Dia menolak jika dikatakan pembakaran itu dikarenakan sikap KPR yang tidak adil dalam penyelenggaraan proses pemilihan raya ini. “Tidak benar KPR tidak adil,” kilahnya. Menurutnya, KPR terdiri dari MPMI, pihak fakultas, dan UKM. Dia juga mempertanyakan, kenapa sekarang ini kubu Iskandar mengklaim pihaknya tidak adil. “Tidak ada indikasi itu semua,” sambungnya.

Kendati pemilihan itu sempat rusuh, sebut Rizky, pihaknya bersama MPMI dan rektorat telah menetapkan bahwa Pemira sudah berakhir. Berdasarkan berita acara pemilihan yang mereka buat, sebut Rizky, Zuanda keluar sebagai pemenang dalam pemilihan raya itu. “Iskandar Usman, didiskualifikasi,” katanya.

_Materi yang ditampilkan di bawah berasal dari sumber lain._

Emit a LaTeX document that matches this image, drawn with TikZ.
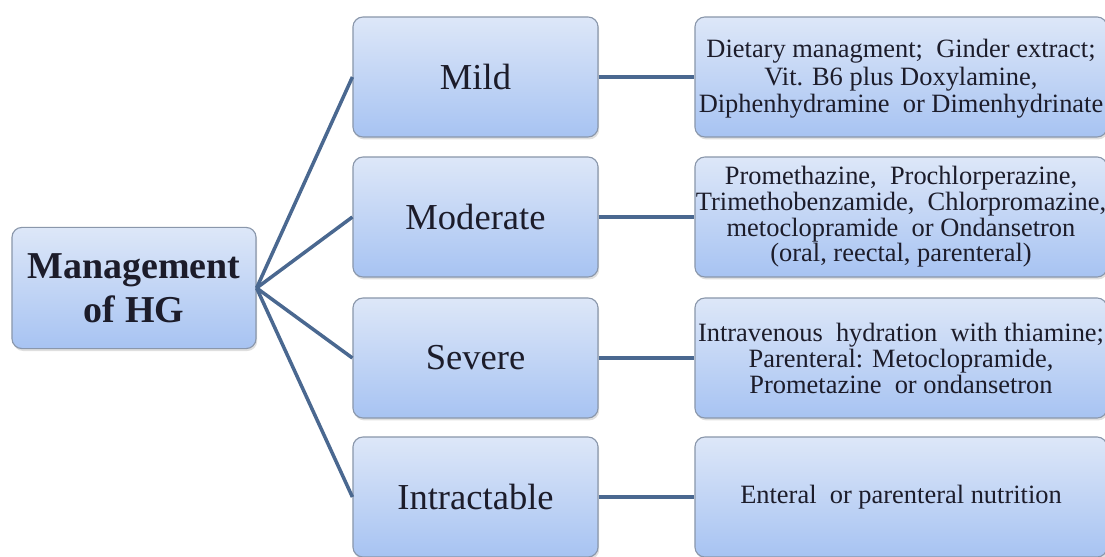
\documentclass[tikz,border=0pt]{standalone}
\usepackage{fontspec}
\setmainfont{Liberation Serif}
\usetikzlibrary{shadows}
\definecolor{boxtop}{HTML}{DDE7F8}
\definecolor{boxbottom}{HTML}{A7C3F2}
\definecolor{boxborder}{HTML}{8A97AB}
\definecolor{linkblue}{HTML}{4A6890}
\definecolor{inkdark}{HTML}{1C1C2A}

\begin{document}
\begin{tikzpicture}[x=0.025cm, y=-0.025cm,
  hgbox/.style={draw=boxborder, line width=0.8pt, rounded corners=0.25cm,
    top color=boxtop, bottom color=boxbottom, text=inkdark, align=center, inner sep=0pt,
    drop shadow={opacity=0.25, shadow xshift=0.03cm, shadow yshift=-0.06cm}},
  gradebox/.style={hgbox, minimum width=6.125cm, minimum height=3cm, font=\fontsize{26}{30}\selectfont},
  drugbox/.style={hgbox, minimum width=10.3cm, minimum height=3cm, font=\fontsize{18.8}{19.6}\selectfont},
  link/.style={draw=linkblue, line width=2.5pt}]

% Fix the page size
\useasboundingbox (0,0) rectangle (1105,557);

% Draw the root block
\node[hgbox, minimum width=6.1cm, minimum height=3.03cm, font=\fontsize{27}{31}\selectfont\bfseries]
  (root) at (134,288) {Management\\of HG};

% Draw the grade blocks
\node[gradebox] (mild) at (475.5,77) {Mild};
\node[gradebox] (moderate) at (475.5,217) {Moderate};
\node[gradebox] (severe) at (475.5,358) {Severe};
\node[gradebox] (intractable) at (475.5,497) {Intractable};

% Draw the treatment blocks
\node[drugbox] (mildrx) at (901,77)
  {\rule{0pt}{0.55cm}Dietary managment; \ Ginder extract;\\Vit. B6 plus Doxylamine,\\Diphenhydramine \ or Dimenhydrinate};
\node[drugbox, font=\fontsize{18.8}{18.2}\selectfont] (moderaterx) at (901,217)
  {Promethazine, \ Prochlorperazine,\\\makebox[9cm]{Trimethobenzamide, \ Chlorpromazine,}\\metoclopramide \ or Ondansetron\\(oral, reectal, parenteral)};
\node[drugbox, font=\fontsize{18.8}{18.5}\selectfont] (severerx) at (901,358)
  {Intravenous \ hydration \ with thiamine;\\Parenteral: Metoclopramide,\\Prometazine \ or ondansetron};
\node[drugbox] (intractablerx) at (901,497)
  {Enteral \ or parenteral nutrition};

% Links from the root to the grades
\foreach \g in {mild,moderate,severe,intractable}
  \draw[link] (root.east) -- (\g.west);

% Links from the grades to the treatments
\foreach \g in {mild,moderate,severe,intractable}
  \draw[link] (\g.east) -- (\g rx.west);

\end{tikzpicture}
\end{document}
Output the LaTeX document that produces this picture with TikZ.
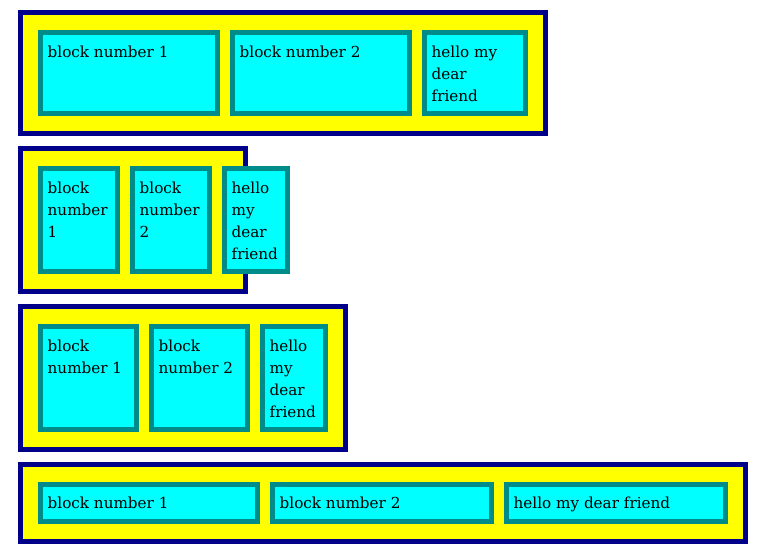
\documentclass[tikz,border=0pt]{standalone}
\usepackage{fontspec}
\setmainfont{DejaVu Serif}
\definecolor{panelborder}{HTML}{00008B}
\definecolor{panelfill}{HTML}{FFFF00}
\definecolor{blockborder}{HTML}{008B8B}
\definecolor{blockfill}{HTML}{00FFFF}
\tikzset{
  panel/.style={rectangle, draw=panelborder, fill=panelfill, line width=5pt, inner sep=0pt},
  blk/.style={rectangle, draw=blockborder, fill=blockfill, line width=5pt, inner sep=0pt},
  lbl/.style={anchor=north west, inner sep=0pt, align=left, text=black,
    font=\fontsize{15.2}{22}\selectfont},
}
\begin{document}
\begin{tikzpicture}[x=1pt,y=-1pt]
\useasboundingbox (0,0) rectangle (766,554);
% ---- panel 1
\node[panel, minimum width=525pt, minimum height=121pt] (p1) at (283,73) {};
\node[blk, minimum width=177pt, minimum height=81pt] (p1a) at (129,73) {};
\node[blk, minimum width=177pt, minimum height=81pt] (p1b) at (321,73) {};
\node[blk, minimum width=101pt, minimum height=81pt] (p1c) at (475,73) {};
\node[lbl] (t1a) at ([shift={(9.5,16)}]p1a.north west) {block number 1};
\node[lbl] (t1b) at ([shift={(9.5,16)}]p1b.north west) {block number 2};
\node[lbl] (t1c) at ([shift={(9.5,16)}]p1c.north west) {hello my\\dear\\friend};
% ---- panel 2
\node[panel, minimum width=225pt, minimum height=143pt] (p2) at (133,220) {};
\node[blk, minimum width=77pt, minimum height=103pt] (p2a) at (79,220) {};
\node[blk, minimum width=77pt, minimum height=103pt] (p2b) at (171,220) {};
\node[blk, minimum width=63pt, minimum height=103pt] (p2c) at (256,220) {};
\node[lbl] (t2a) at ([shift={(9.5,16)}]p2a.north west) {block\\number\\1};
\node[lbl] (t2b) at ([shift={(9.5,16)}]p2b.north west) {block\\number\\2};
\node[lbl] (t2c) at ([shift={(9.5,16)}]p2c.north west) {hello\\my\\dear\\friend};
% ---- panel 3
\node[panel, minimum width=325pt, minimum height=143pt] (p3) at (183,378) {};
\node[blk, minimum width=96pt, minimum height=103pt] (p3a) at (88.5,378) {};
\node[blk, minimum width=96pt, minimum height=103pt] (p3b) at (199.5,378) {};
\node[blk, minimum width=63pt, minimum height=103pt] (p3c) at (294,378) {};
\node[lbl] (t3a) at ([shift={(9.5,16)}]p3a.north west) {block\\number 1};
\node[lbl] (t3b) at ([shift={(9.5,16)}]p3b.north west) {block\\number 2};
\node[lbl] (t3c) at ([shift={(9.5,16)}]p3c.north west) {hello\\my\\dear\\friend};
% ---- panel 4
\node[panel, minimum width=725pt, minimum height=77pt] (p4) at (383,503) {};
\node[blk, minimum width=217pt, minimum height=37pt] (p4a) at (149,503) {};
\node[blk, minimum width=219pt, minimum height=37pt] (p4b) at (382,503) {};
\node[blk, minimum width=219pt, minimum height=37pt] (p4c) at (616,503) {};
\node[lbl] (t4a) at ([shift={(9.5,15)}]p4a.north west) {block number 1};
\node[lbl] (t4b) at ([shift={(9.5,15)}]p4b.north west) {block number 2};
\node[lbl] (t4c) at ([shift={(9.5,15)}]p4c.north west) {hello my dear friend};
\end{tikzpicture}
\end{document}
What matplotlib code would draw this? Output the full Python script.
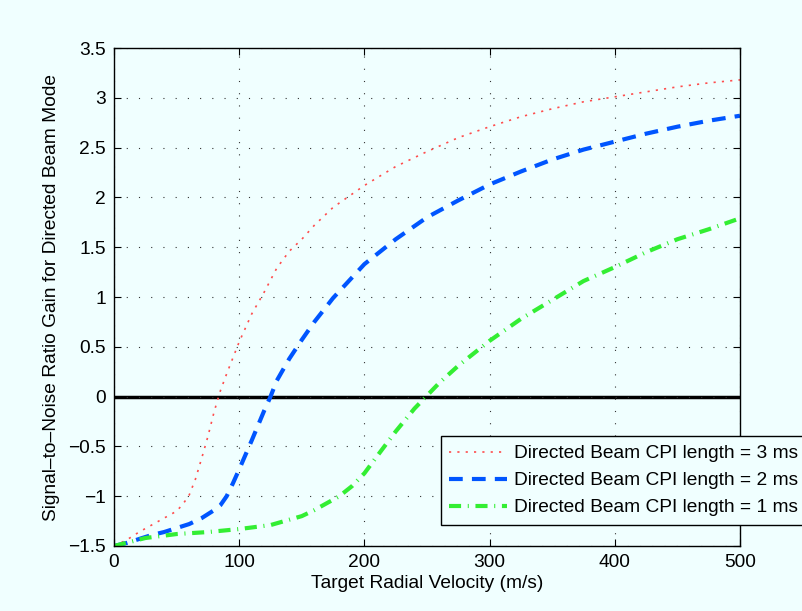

Suara yang dihitung, sebutnya, hanya suara yang luput dari pembakaran. “Hanya dari TPS di tiga fakultas lainnya,” kata Rizky.

Sementara itu, Iskandar Usman, salah seorang kandidat, mengatakan, pembakaran itu terjadi karena pihak KPR tidak netral dalam menyelenggarakan Pemira. Indikasi ini, menurut Iskandar, bisa dilihat pada pemilihan hari pertama. “Pada perhitungan suara pada hari pertama di Fakultas Tarbiyah, jumlah kertas suara lebih banyak dari jumlah pemilih,” sebutnya.

Dia menuding KPR memberi dukungan kepada Zuanda, kandidat nomor urut tiga. Alasan lainnya, sebut Iskandar, pada sesi debat kadidat, KPR tidak menyediakan sesi tanya jawab. “Ini dibatasi oleh KPR. Padahal tidak boleh,” kata Iskandar.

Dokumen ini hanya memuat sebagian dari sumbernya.